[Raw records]

--------------------------------

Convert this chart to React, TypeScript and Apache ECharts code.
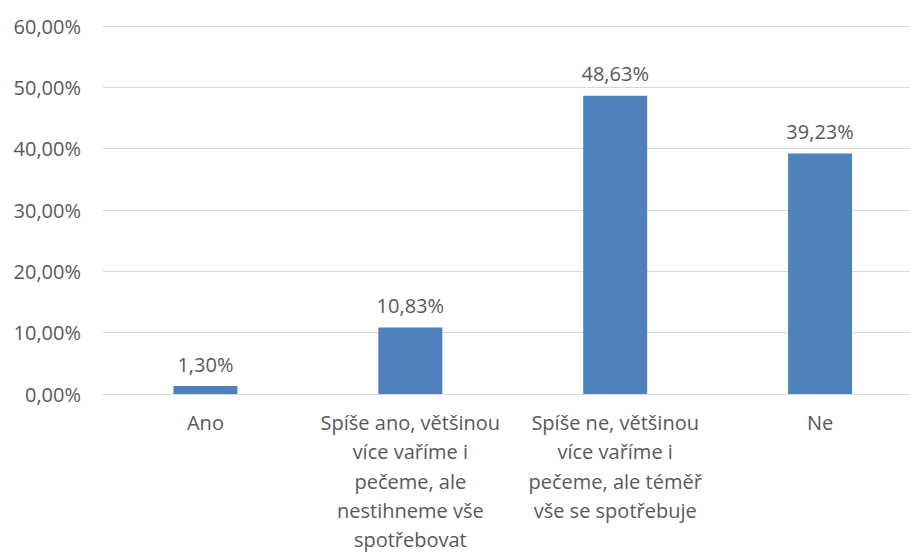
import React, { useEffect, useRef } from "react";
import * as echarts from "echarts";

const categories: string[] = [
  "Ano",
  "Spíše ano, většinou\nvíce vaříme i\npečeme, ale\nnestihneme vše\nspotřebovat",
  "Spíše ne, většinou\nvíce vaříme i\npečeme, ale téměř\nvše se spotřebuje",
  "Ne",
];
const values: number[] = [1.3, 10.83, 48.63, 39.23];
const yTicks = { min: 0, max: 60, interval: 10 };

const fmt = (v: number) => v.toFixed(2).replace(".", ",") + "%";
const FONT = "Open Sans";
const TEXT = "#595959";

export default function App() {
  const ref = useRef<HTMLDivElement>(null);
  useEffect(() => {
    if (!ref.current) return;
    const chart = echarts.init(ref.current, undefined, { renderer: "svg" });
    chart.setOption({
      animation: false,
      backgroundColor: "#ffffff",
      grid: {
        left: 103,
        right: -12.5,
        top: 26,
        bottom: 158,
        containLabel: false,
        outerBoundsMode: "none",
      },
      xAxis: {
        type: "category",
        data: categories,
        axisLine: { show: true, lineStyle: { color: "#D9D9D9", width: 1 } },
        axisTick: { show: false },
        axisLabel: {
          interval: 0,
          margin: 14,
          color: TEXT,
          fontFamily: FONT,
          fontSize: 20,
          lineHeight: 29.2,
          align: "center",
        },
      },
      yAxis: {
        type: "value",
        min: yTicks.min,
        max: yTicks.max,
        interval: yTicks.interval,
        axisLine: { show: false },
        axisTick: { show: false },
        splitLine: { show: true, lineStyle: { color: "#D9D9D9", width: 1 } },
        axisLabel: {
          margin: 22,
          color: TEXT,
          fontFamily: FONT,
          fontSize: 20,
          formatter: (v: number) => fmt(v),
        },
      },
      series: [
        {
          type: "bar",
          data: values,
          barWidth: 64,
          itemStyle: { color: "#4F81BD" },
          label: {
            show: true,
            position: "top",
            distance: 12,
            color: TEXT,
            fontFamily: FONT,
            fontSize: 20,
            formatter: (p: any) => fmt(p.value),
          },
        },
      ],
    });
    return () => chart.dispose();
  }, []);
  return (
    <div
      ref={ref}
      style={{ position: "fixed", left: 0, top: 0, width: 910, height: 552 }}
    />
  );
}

--------------------------------

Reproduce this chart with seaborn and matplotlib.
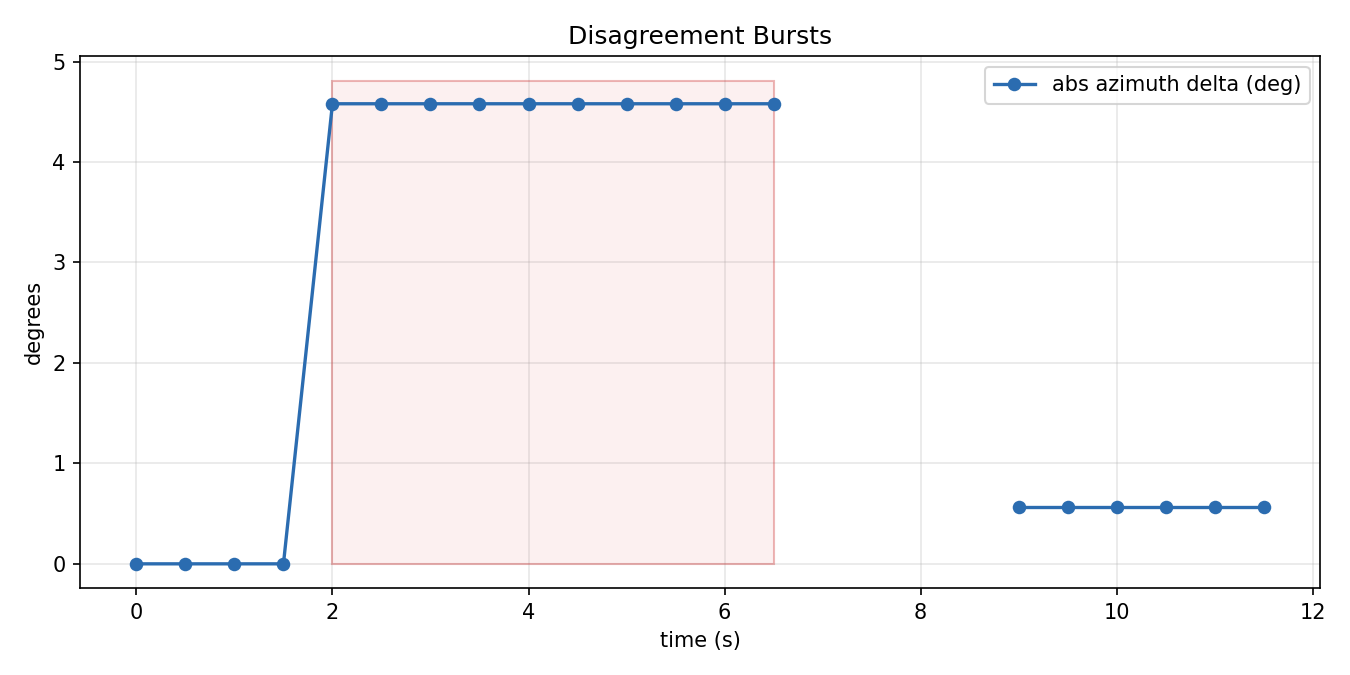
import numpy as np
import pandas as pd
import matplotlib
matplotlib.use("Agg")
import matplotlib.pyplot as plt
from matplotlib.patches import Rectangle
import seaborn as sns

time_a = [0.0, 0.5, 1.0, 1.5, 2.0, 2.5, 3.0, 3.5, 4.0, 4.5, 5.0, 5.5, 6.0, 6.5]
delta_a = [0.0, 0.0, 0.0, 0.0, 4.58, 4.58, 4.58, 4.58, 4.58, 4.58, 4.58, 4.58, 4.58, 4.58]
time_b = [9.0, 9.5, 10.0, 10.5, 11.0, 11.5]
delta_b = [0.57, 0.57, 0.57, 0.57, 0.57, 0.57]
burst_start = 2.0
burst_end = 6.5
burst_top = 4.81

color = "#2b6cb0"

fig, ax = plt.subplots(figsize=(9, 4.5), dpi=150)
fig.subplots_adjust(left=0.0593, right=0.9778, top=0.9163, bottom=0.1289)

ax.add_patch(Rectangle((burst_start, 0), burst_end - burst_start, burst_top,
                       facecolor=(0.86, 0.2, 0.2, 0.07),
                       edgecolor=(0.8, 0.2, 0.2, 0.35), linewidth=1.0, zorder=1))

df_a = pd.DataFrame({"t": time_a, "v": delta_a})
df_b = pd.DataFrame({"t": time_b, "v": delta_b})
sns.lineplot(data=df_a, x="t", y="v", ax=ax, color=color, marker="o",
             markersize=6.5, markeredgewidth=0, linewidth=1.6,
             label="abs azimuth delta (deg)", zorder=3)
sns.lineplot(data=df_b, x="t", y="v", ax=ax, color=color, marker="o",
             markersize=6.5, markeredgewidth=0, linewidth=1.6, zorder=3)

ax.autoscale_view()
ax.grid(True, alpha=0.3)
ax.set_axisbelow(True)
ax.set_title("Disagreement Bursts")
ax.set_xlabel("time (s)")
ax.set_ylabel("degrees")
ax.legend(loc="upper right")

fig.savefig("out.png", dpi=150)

--------------------------------

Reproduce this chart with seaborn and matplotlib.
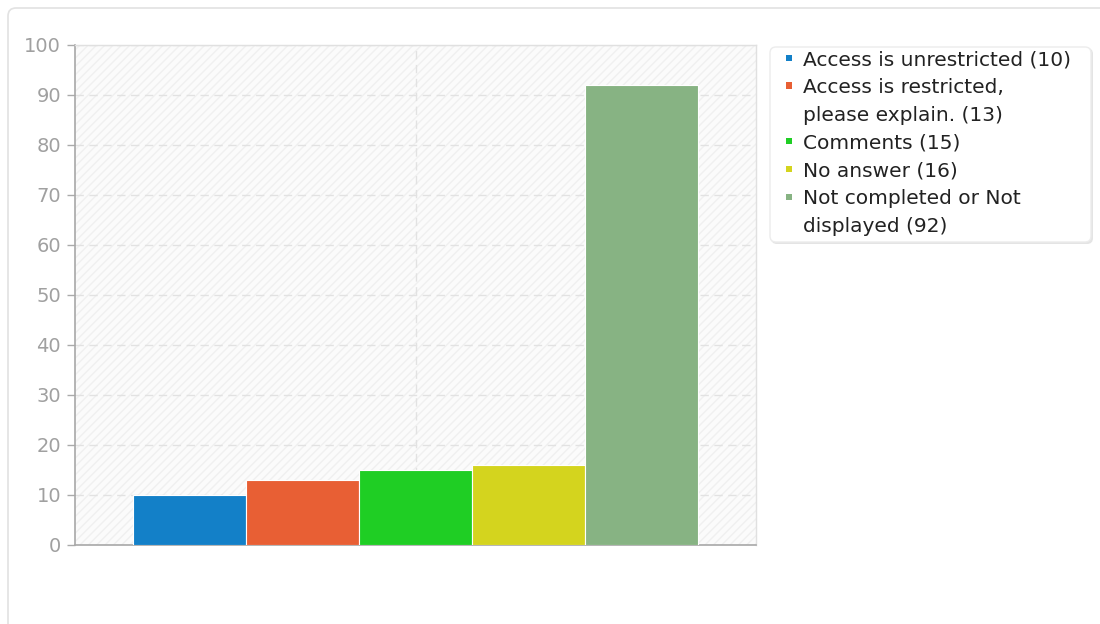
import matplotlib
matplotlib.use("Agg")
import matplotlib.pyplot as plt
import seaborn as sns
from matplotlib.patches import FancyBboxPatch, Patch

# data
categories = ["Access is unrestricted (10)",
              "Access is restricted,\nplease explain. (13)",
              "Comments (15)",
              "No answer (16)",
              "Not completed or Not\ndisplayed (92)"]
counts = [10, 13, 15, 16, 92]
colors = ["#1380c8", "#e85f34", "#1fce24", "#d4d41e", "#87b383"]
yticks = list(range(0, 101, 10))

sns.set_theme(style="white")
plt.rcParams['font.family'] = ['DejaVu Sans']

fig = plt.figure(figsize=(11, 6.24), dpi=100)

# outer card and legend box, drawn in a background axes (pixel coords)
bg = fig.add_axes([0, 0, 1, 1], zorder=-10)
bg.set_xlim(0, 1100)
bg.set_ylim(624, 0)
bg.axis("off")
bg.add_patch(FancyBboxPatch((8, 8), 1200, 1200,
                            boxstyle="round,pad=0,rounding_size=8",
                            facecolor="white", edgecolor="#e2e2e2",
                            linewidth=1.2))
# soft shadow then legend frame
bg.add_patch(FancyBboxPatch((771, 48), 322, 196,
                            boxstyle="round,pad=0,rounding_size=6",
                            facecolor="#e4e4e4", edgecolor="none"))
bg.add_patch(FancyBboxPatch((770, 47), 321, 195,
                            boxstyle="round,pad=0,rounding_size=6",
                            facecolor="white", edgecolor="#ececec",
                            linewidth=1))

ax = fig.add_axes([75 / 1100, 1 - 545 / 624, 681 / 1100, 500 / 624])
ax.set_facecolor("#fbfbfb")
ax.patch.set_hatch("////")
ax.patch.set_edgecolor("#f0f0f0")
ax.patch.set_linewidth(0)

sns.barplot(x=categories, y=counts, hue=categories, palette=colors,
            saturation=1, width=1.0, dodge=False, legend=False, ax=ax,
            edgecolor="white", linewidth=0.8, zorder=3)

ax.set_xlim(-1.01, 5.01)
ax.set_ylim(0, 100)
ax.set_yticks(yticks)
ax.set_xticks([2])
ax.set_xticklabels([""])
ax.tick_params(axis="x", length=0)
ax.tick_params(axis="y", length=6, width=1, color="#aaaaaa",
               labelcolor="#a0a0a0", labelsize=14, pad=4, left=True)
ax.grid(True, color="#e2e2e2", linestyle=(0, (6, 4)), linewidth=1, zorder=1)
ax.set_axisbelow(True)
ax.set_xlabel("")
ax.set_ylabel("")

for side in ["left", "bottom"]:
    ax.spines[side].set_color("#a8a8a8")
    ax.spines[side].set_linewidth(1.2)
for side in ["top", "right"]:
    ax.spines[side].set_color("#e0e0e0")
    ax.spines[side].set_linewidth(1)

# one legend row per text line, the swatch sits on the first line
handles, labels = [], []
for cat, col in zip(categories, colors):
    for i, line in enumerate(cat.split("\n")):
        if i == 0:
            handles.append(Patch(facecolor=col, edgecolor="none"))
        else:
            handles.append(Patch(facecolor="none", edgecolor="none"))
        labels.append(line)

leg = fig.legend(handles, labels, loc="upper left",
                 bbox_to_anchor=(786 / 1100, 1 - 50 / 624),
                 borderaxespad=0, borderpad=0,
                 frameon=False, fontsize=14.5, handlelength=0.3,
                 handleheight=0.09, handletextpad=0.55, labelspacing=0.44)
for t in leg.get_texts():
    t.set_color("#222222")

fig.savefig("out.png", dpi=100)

--------------------------------

What you should do: Above are some records; quote exactly and only the lines that begin at the line containing "Convert this chart" and stop after the line containing "60, interval: 10", leaving out the pictures.

Final result:
Convert this chart to React, TypeScript and Apache ECharts code.
import React, { useEffect, useRef } from "react";
import * as echarts from "echarts";

const categories: string[] = [
  "Ano",
  "Spíše ano, většinou\nvíce vaříme i\npečeme, ale\nnestihneme vše\nspotřebovat",
  "Spíše ne, většinou\nvíce vaříme i\npečeme, ale téměř\nvše se spotřebuje",
  "Ne",
];
const values: number[] = [1.3, 10.83, 48.63, 39.23];
const yTicks = { min: 0, max: 60, interval: 10 };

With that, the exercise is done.